America is a country of immigrants. Unless you're native, all of our ancestors came from somewhere else. It's the really great thing about this country, but it also means our "culture" is a mish-mash. To put it bluntly, we took a bunch of customs/beliefs/whatever from other places and twisted them around to fit our needs. To my way of thinking Americans have only come up with three original ideas - jazz music, baseball and the western.
Lonesome Dove has, over the last 20-odd years, morphed into the seminal western. It tells the story of the Hat Creek Cattle Company run by a small group of former Texas Rangers who decided to bed down in tiny Lonesome Dove, Texas once they chased all the Indians out of the territory. Their leader is Captain Woodrow Call with the court jester role being ably played by Augustus McCrae. Call believes in hard work and celibacy (he doesn't have much use for women) while Gus enjoys his whiskey and women. While they occasionally steal horses from Mexico, life is by and large passing them by in one big blur. Then their former compatriot, Jake Spoon, rolls into town talking about Montana. It's wild, untamed, breathtakingly beautiful, and perfect cattle country. That's all it takes. Call gets a bug up his butt, wrangles up some steers, assembles a motley crew of cowboys, and hits the road for Montana.
The trick to any book of this length (945 pages long thankyouverymuch) is that you need to get past the set-up. In this case, it took me about 200 pages to really get into the story. During that time McMurtry is introducing the characters and laying the foundation. And what characters they are! It's the strength of this book. Gus and Call are different men with one thing in common - their wandering, exploring spirit. There is also the menagerie that makes up the Hat Creek outfit; my favorites among them being Newt, the teen boy who is Call's son even if he won't admit it and Deets, a free black man prior to the war, the smartest guy of the bunch, and a world-class tracker.
It's not until Jake Spoon rolls into town that any sort of plot shows up, and it doesn't take a genius to figure out that he's the oil that greases the wheels.
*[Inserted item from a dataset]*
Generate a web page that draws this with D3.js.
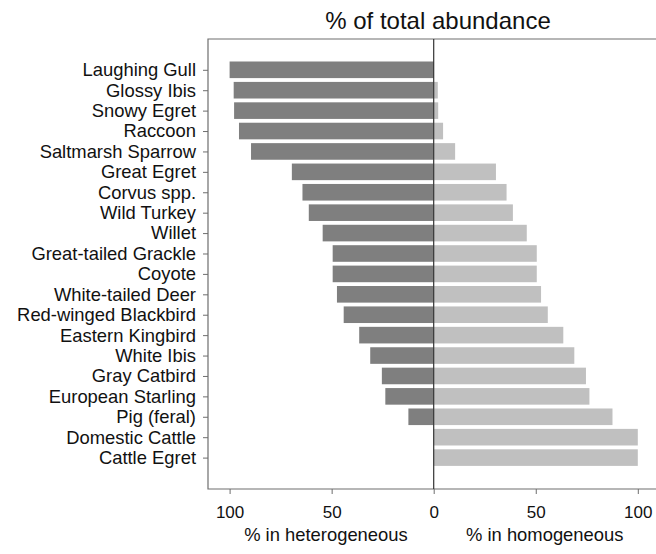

He's a cross between Peter Pan and Casanova. A man who wouldn't know responsibility if it bit him in the ass, who earns his living on cards, and sweet talks every whore that crosses his path. When he sweet talks Lorena, the beautiful blonde working girl in Lonesome Dove, issues are further complicated, as Call and Gus soon find themselves saddled with a woman on their long cattle drive.
The women in this story tend to be very hard on the men. For a while I felt that they were too hard on them, but by the last 200 pages I wanted to leap through the pages and strangle anyone with a penis. Thankfully McMurtry must have been thinking of potential female readers, because he gives us Clara, who makes Maggie Osborne's heroines look like genteel southern belles. Needless to say I loved her. There's a scene between Clara and Call towards the end of the book that pretty much makes the book for me. She gives it to him with both barrels, and by God, he deserves it. Boy, does he deserve it. This is also the point where my tears began to flow freely.
I appreciate this novel for the grand, sweeping epic that it is. I enjoyed it immensely, but it ain't perfect. (Sorry Pulitzer Prize committee!)
The problem with Lonesome Dove is me. I cut my teeth on genre fiction at the tender age of 12, and that's where the problem lies. 99% of my reading is genre fiction, which means I've come to expect that books should end. Lonesome Dove doesn't "end," it merely "stops." McMurtry does tie up some things, but the vast majority of the characters (the ones left standing anyway) are left hanging. Off the top of my head (for those of you who have read it), Clara, Lorena, July and Dish are all begging for closure. However the one that really sticks in my craw is Newt. Newt needs closure dagnabit!
Ultimately I think that will be the issue for hard core genre types. The ending that just "stops" and the fact that McMurtry likes to kill off his characters. I made the mistake of getting attached and yes, there were tears involved (I do not, as a general rule, cry over books).
I'm not sure how to grade this book. I loved it, but the lack of a proper ending annoyed me. And while I know this story will "stick" with me for a long time, I don't see myself rereading it. So Final Grade = B+.